◆ Aim
Only the lines from the top of the listing below to the line that has "minimum width=97pt, minimum" should be echoed, with both ends kept and pictures left out.

◆ Given data
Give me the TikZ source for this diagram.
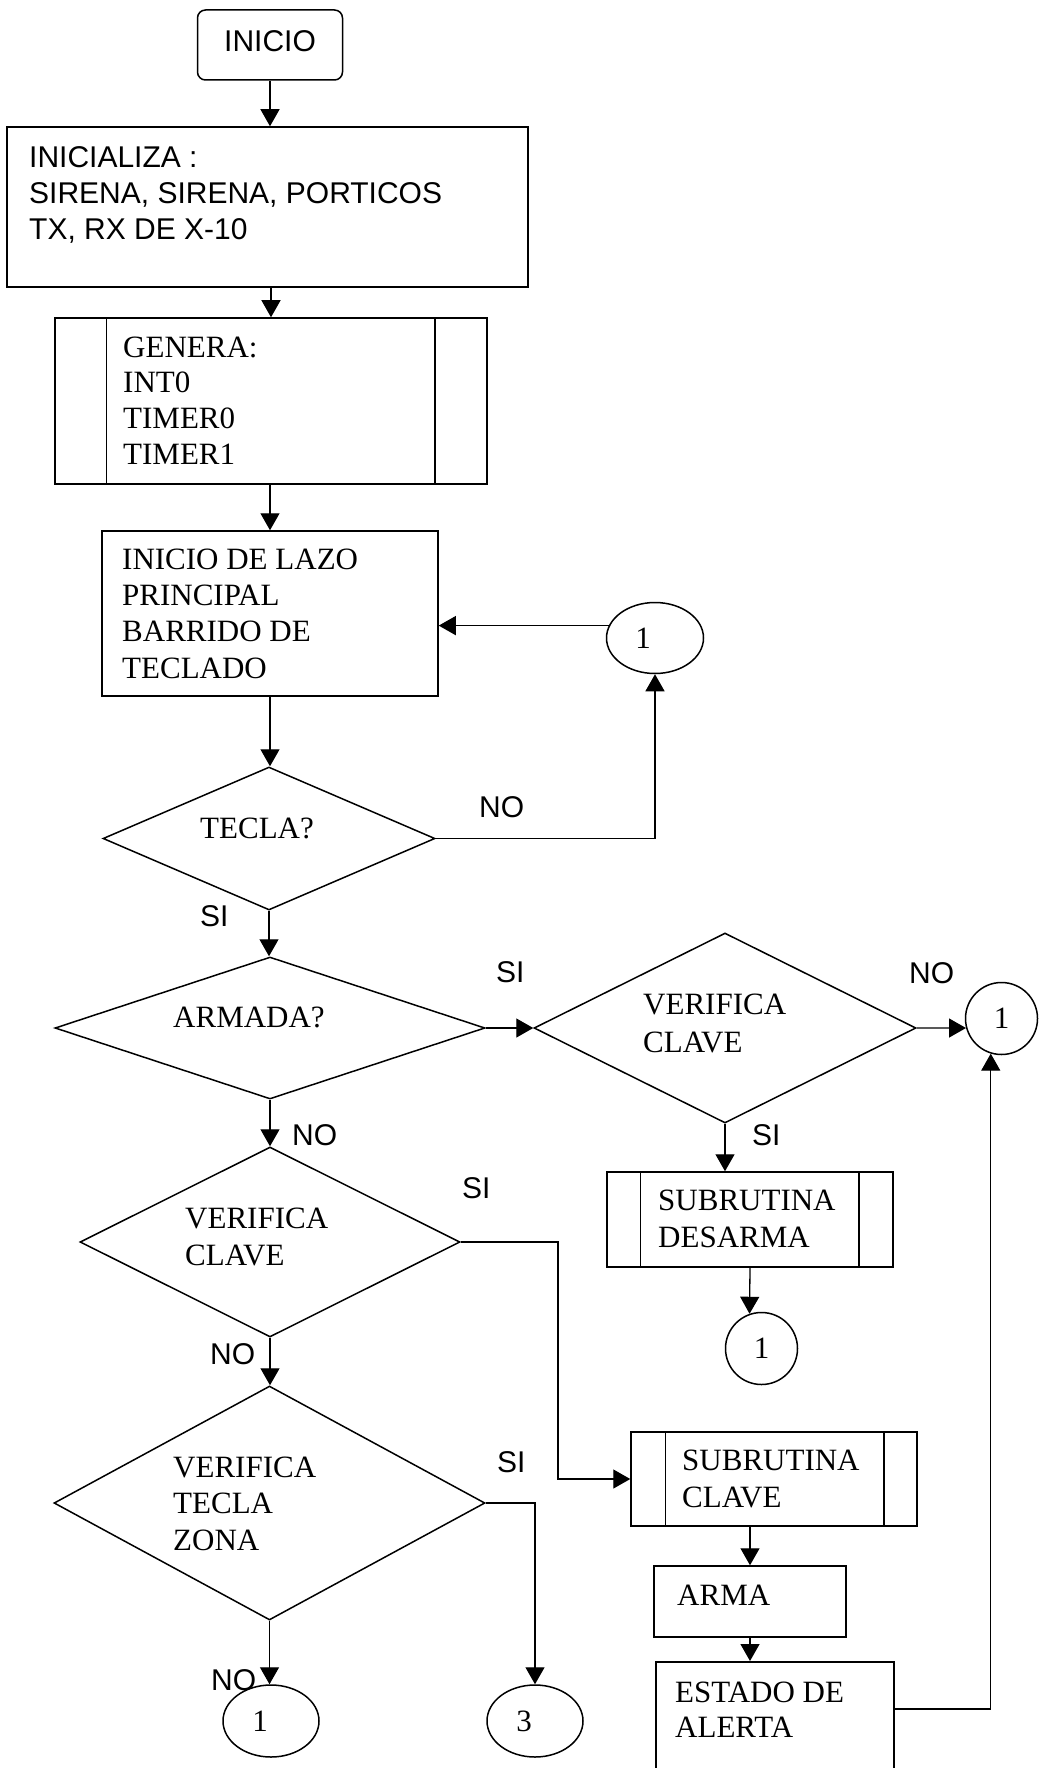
\documentclass[tikz,border=0pt]{standalone}
\usepackage{fontspec}
\setmainfont{Liberation Serif}
\newfontfamily\arialf{Liberation Sans}
\usetikzlibrary{shapes.geometric,arrows.meta,calc}
\begin{document}
\begin{tikzpicture}[x=1pt,y=-1pt,
  shp/.style={draw, line width=1.5pt, inner sep=0pt},
  conn/.style={line width=1.3pt},
  arr/.style={conn, -{Triangle[length=17pt,width=19pt]}},
  stxt/.style={font=\arialf\fontsize{30pt}{36pt}\selectfont, inner sep=0pt},
  rtxt/.style={font=\fontsize{31pt}{#1}\selectfont, inner sep=0pt, align=left},
  rtxt/.default=36.3pt,
  ctxt/.style={font=\fontsize{31pt}{36pt}\selectfont},
  ]
\fill[white] (0,0) rectangle (1041,1768);
\useasboundingbox (0,0) rectangle (1041,1768);
\clip (0,0) rectangle (1041,1768);

% start
\node[shp, rounded corners=8pt, minimum width=145pt, minimum height=70pt, stxt, text height=21.5pt, text depth=8pt] (start) at (270,45) {INICIO};

% inicializa
\node[shp, minimum width=521pt, minimum height=160pt] (ini) at (267.5,207) {};
\node[stxt, align=left, anchor=north west] (tini) at (29,146.5) {INICIALIZA :\\SIRENA, SIRENA, PORTICOS\\TX, RX DE X-10};

% genera
\node[shp, minimum width=432pt, minimum height=166pt] (gen) at (271,401) {};
\draw[line width=1.5pt] ([xshift=52pt]gen.north west) -- ([xshift=52pt]gen.south west);
\draw[line width=1.5pt] ([xshift=-53pt]gen.north east) -- ([xshift=-53pt]gen.south east);
\node[rtxt=35.7pt, anchor=north west] (tgen) at (123,336.5) {GENERA:\\INT0\\TIMER0\\TIMER1};

% lazo
\node[shp, minimum width=336pt, minimum height=165pt] (lazo) at (270,613.5) {};
\node[rtxt, anchor=north west] (tlazo) at (122,548.5) {INICIO DE LAZO\\PRINCIPAL\\BARRIDO DE\\TECLADO};

% tecla
\node[shp, diamond, minimum width=332pt, minimum height=143pt] (tecla) at (269,838.5) {};
\node[rtxt, anchor=base west] (ttecla) at (200,838) {TECLA?};
\node[shp, ellipse, minimum width=97pt, minimum height=71pt, ctxt] (c1) at (655,638) {1\kern24pt};

% armada
\node[shp, diamond, minimum width=430pt, minimum height=142pt] (armada) at (270,1028) {};
\node[rtxt, anchor=base west] (tarmada) at (173,1027) {ARMADA?};

% verifica clave right
\node[shp, diamond, minimum width=382pt, minimum height=190pt] (vcr) at (725,1028) {};
\node[rtxt=38pt, anchor=north west] (tvcr) at (643,993.5) {VERIFICA\\CLAVE};
\node[shp, circle, minimum size=72pt, ctxt] (cr) at (1001.5,1018.5) {1};

% subrutina desarma
\node[shp, minimum width=286pt, minimum height=95pt] (sd) at (750,1219.5) {};
\draw[line width=1.5pt] ([xshift=34pt]sd.north west) -- ([xshift=34pt]sd.south west);
\draw[line width=1.5pt] ([xshift=-35pt]sd.north east) -- ([xshift=-35pt]sd.south east);
\node[rtxt=37pt, anchor=north west] (tsd) at (658,1189.5) {SUBRUTINA\\DESARMA};
\node[shp, circle, minimum size=72pt, ctxt] (c2) at (761.5,1348.5) {1};

% verifica clave left
\node[shp, diamond, minimum width=380pt, minimum height=190pt] (vcl) at (270,1242) {};
\node[rtxt=37pt, anchor=north west] (tvcl) at (185,1207.5) {VERIFICA\\CLAVE};

% verifica tecla zona
\node[shp, diamond, minimum width=431pt, minimum height=234pt] (vtz) at (269.5,1503) {};
\node[rtxt=36.5pt, anchor=north west] (tvtz) at (173,1456.5) {VERIFICA\\TECLA\\ZONA};
\node[shp, ellipse, minimum width=96pt, minimum height=72pt, ctxt] (cb) at (271,1721) {1\kern22pt};
\node[shp, ellipse, minimum width=96pt, minimum height=72pt, ctxt] (c3) at (535,1721) {3\kern22pt};

% subrutina clave
\node[shp, minimum width=286pt, minimum height=94pt] (sc) at (774,1479) {};
\draw[line width=1.5pt] ([xshift=35pt]sc.north west) -- ([xshift=35pt]sc.south west);
\draw[line width=1.5pt] ([xshift=-34pt]sc.north east) -- ([xshift=-34pt]sc.south east);
\node[rtxt=37pt, anchor=north west] (tsc) at (682,1449.5) {SUBRUTINA\\CLAVE};

% arma
\node[shp, minimum width=192pt, minimum height=71pt] (arma) at (750,1601.5) {};
\node[rtxt, anchor=base west] (tarma) at (677,1605) {ARMA};

% estado de alerta
\node[shp, minimum width=238pt, minimum height=150pt, anchor=north west] (es) at (655,1661) {};
\node[rtxt=35pt, anchor=north west] (tes) at (675,1681.5) {ESTADO DE\\ALERTA};

% labels
\node[stxt, anchor=base west] (lno1) at (479,817) {NO};
\node[stxt, anchor=base west] (lsi1) at (200,926) {SI};
\node[stxt, anchor=base west] (lsi2) at (496,982) {SI};
\node[stxt, anchor=base west] (lno2) at (909,983) {NO};
\node[stxt, anchor=base west] (lno3) at (292,1145) {NO};
\node[stxt, anchor=base west] (lsi3) at (752,1145) {SI};
\node[stxt, anchor=base west] (lsi4) at (462,1198) {SI};
\node[stxt, anchor=base west] (lno4) at (210,1364) {NO};
\node[stxt, anchor=base west] (lsi5) at (497,1472) {SI};
\node[stxt, anchor=base west] (lno5) at (211,1690) {NO};

% connectors
\draw[arr] (start.south) -- (start.south |- ini.north);
\draw[arr] (gen.north |- ini.south) -- (gen.north);
\draw[arr] (lazo.north |- gen.south) -- (lazo.north);
\draw[arr] (lazo.south) -- (lazo.south |- tecla.north);
\draw[arr] (tecla.east) -| (c1.south);
\draw[arr] (c1.165) -- (c1.165 -| lazo.east);
\draw[arr] (tecla.south) -- (tecla.south |- armada.north);
\draw[arr] (armada.east) -- (vcr.west);
\draw[arr] (vcr.east) -- (cr.195);
\draw[arr] (vcr.south) -- (vcr.south |- sd.north);
\draw[arr] (sd.south) -- (c2.109);
\draw[arr] (armada.south) -- (armada.south |- vcl.north);
\coordinate (k1) at (558,1242);
\draw[arr] (vcl.east) -- (k1) |- (sc.west);
\draw[arr] (vcl.south) -- (vcl.south |- vtz.north);
\draw[arr] (vtz.east) -| (c3.north);
\draw[arr] (vtz.south) -- (vtz.south |- cb.north);
\draw[arr] (arma.north |- sc.south) -- (arma.north);
\draw[arr] (arma.south) -- (arma.south |- es.north);
\coordinate (esr) at ($(es.north east)+(0,48)$);
\draw[arr] (esr) -| (cr.253);
\end{tikzpicture}
\end{document}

◆ Solution to this exercise
Give me the TikZ source for this diagram.
\documentclass[tikz,border=0pt]{standalone}
\usepackage{fontspec}
\setmainfont{Liberation Serif}
\newfontfamily\arialf{Liberation Sans}
\usetikzlibrary{shapes.geometric,arrows.meta,calc}
\begin{document}
\begin{tikzpicture}[x=1pt,y=-1pt,
  shp/.style={draw, line width=1.5pt, inner sep=0pt},
  conn/.style={line width=1.3pt},
  arr/.style={conn, -{Triangle[length=17pt,width=19pt]}},
  stxt/.style={font=\arialf\fontsize{30pt}{36pt}\selectfont, inner sep=0pt},
  rtxt/.style={font=\fontsize{31pt}{#1}\selectfont, inner sep=0pt, align=left},
  rtxt/.default=36.3pt,
  ctxt/.style={font=\fontsize{31pt}{36pt}\selectfont},
  ]
\fill[white] (0,0) rectangle (1041,1768);
\useasboundingbox (0,0) rectangle (1041,1768);
\clip (0,0) rectangle (1041,1768);

% start
\node[shp, rounded corners=8pt, minimum width=145pt, minimum height=70pt, stxt, text height=21.5pt, text depth=8pt] (start) at (270,45) {INICIO};

% inicializa
\node[shp, minimum width=521pt, minimum height=160pt] (ini) at (267.5,207) {};
\node[stxt, align=left, anchor=north west] (tini) at (29,146.5) {INICIALIZA :\\SIRENA, SIRENA, PORTICOS\\TX, RX DE X-10};

% genera
\node[shp, minimum width=432pt, minimum height=166pt] (gen) at (271,401) {};
\draw[line width=1.5pt] ([xshift=52pt]gen.north west) -- ([xshift=52pt]gen.south west);
\draw[line width=1.5pt] ([xshift=-53pt]gen.north east) -- ([xshift=-53pt]gen.south east);
\node[rtxt=35.7pt, anchor=north west] (tgen) at (123,336.5) {GENERA:\\INT0\\TIMER0\\TIMER1};

% lazo
\node[shp, minimum width=336pt, minimum height=165pt] (lazo) at (270,613.5) {};
\node[rtxt, anchor=north west] (tlazo) at (122,548.5) {INICIO DE LAZO\\PRINCIPAL\\BARRIDO DE\\TECLADO};

% tecla
\node[shp, diamond, minimum width=332pt, minimum height=143pt] (tecla) at (269,838.5) {};
\node[rtxt, anchor=base west] (ttecla) at (200,838) {TECLA?};
\node[shp, ellipse, minimum width=97pt, minimum height=71pt, ctxt] (c1) at (655,638) {1\kern24pt};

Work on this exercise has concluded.